=== WRITTEN EXERCISE ===
Every entry below should be transcribed exactly; pictures stay out of the copy.

[DATA EXCERPTS start]

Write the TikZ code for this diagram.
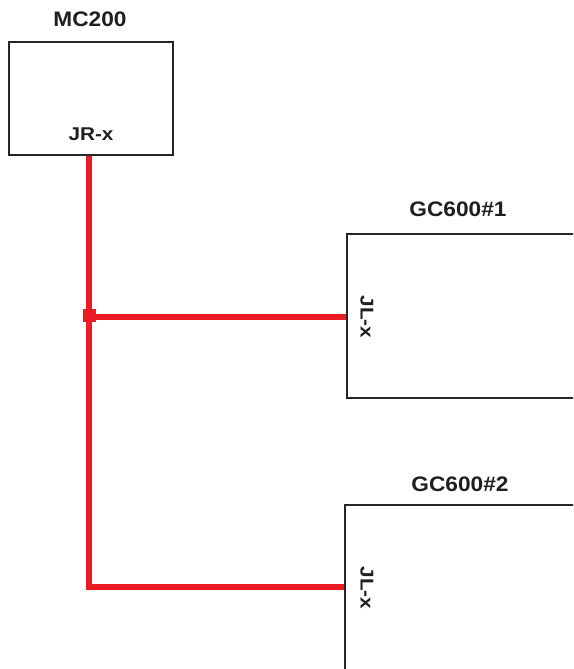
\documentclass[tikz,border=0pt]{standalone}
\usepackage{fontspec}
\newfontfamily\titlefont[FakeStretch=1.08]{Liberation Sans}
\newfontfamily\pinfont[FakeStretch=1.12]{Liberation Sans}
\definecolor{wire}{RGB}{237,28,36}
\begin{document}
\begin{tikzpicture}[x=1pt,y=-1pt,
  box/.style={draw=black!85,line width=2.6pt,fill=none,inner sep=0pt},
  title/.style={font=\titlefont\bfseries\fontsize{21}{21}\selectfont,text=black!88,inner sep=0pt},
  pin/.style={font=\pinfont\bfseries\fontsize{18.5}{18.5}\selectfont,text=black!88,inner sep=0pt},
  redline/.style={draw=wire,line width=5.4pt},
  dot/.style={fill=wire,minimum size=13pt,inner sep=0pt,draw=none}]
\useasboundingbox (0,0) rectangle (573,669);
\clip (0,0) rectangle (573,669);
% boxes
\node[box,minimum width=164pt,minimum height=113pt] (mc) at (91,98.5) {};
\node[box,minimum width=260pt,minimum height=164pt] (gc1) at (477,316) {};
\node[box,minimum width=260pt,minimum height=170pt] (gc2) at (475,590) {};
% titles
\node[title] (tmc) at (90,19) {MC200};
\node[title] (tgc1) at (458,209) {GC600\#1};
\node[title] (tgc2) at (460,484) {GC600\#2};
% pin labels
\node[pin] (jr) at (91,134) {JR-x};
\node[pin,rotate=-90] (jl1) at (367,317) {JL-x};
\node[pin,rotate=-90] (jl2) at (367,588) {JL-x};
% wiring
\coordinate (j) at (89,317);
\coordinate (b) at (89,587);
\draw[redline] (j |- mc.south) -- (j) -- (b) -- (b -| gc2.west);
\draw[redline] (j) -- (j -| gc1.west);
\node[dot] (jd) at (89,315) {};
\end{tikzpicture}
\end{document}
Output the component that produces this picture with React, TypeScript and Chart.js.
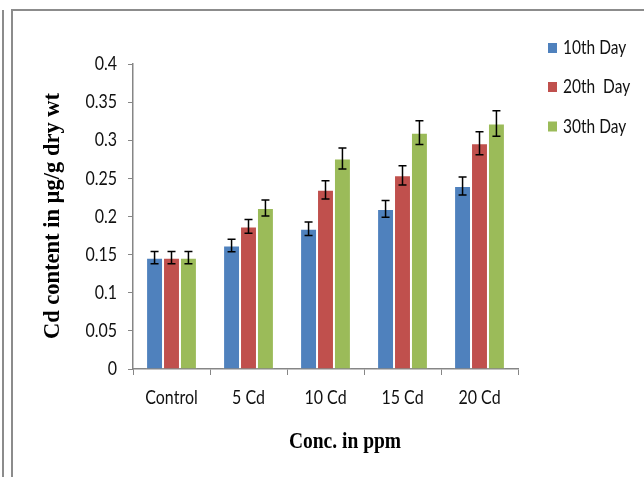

[DATA EXCERPTS end]

=== OUTPUT ===
Write the TikZ code for this diagram.
\documentclass[tikz,border=0pt]{standalone}
\usepackage{fontspec}
\newfontfamily\titlefont[FakeStretch=1.08]{Liberation Sans}
\newfontfamily\pinfont[FakeStretch=1.12]{Liberation Sans}
\definecolor{wire}{RGB}{237,28,36}
\begin{document}
\begin{tikzpicture}[x=1pt,y=-1pt,
  box/.style={draw=black!85,line width=2.6pt,fill=none,inner sep=0pt},
  title/.style={font=\titlefont\bfseries\fontsize{21}{21}\selectfont,text=black!88,inner sep=0pt},
  pin/.style={font=\pinfont\bfseries\fontsize{18.5}{18.5}\selectfont,text=black!88,inner sep=0pt},
  redline/.style={draw=wire,line width=5.4pt},
  dot/.style={fill=wire,minimum size=13pt,inner sep=0pt,draw=none}]
\useasboundingbox (0,0) rectangle (573,669);
\clip (0,0) rectangle (573,669);
% boxes
\node[box,minimum width=164pt,minimum height=113pt] (mc) at (91,98.5) {};
\node[box,minimum width=260pt,minimum height=164pt] (gc1) at (477,316) {};
\node[box,minimum width=260pt,minimum height=170pt] (gc2) at (475,590) {};
% titles
\node[title] (tmc) at (90,19) {MC200};
\node[title] (tgc1) at (458,209) {GC600\#1};
\node[title] (tgc2) at (460,484) {GC600\#2};
% pin labels
\node[pin] (jr) at (91,134) {JR-x};
\node[pin,rotate=-90] (jl1) at (367,317) {JL-x};
\node[pin,rotate=-90] (jl2) at (367,588) {JL-x};
% wiring
\coordinate (j) at (89,317);
\coordinate (b) at (89,587);
\draw[redline] (j |- mc.south) -- (j) -- (b) -- (b -| gc2.west);
\draw[redline] (j) -- (j -| gc1.west);
\node[dot] (jd) at (89,315) {};
\end{tikzpicture}
\end{document}
Output the component that produces this picture with React, TypeScript and Chart.js.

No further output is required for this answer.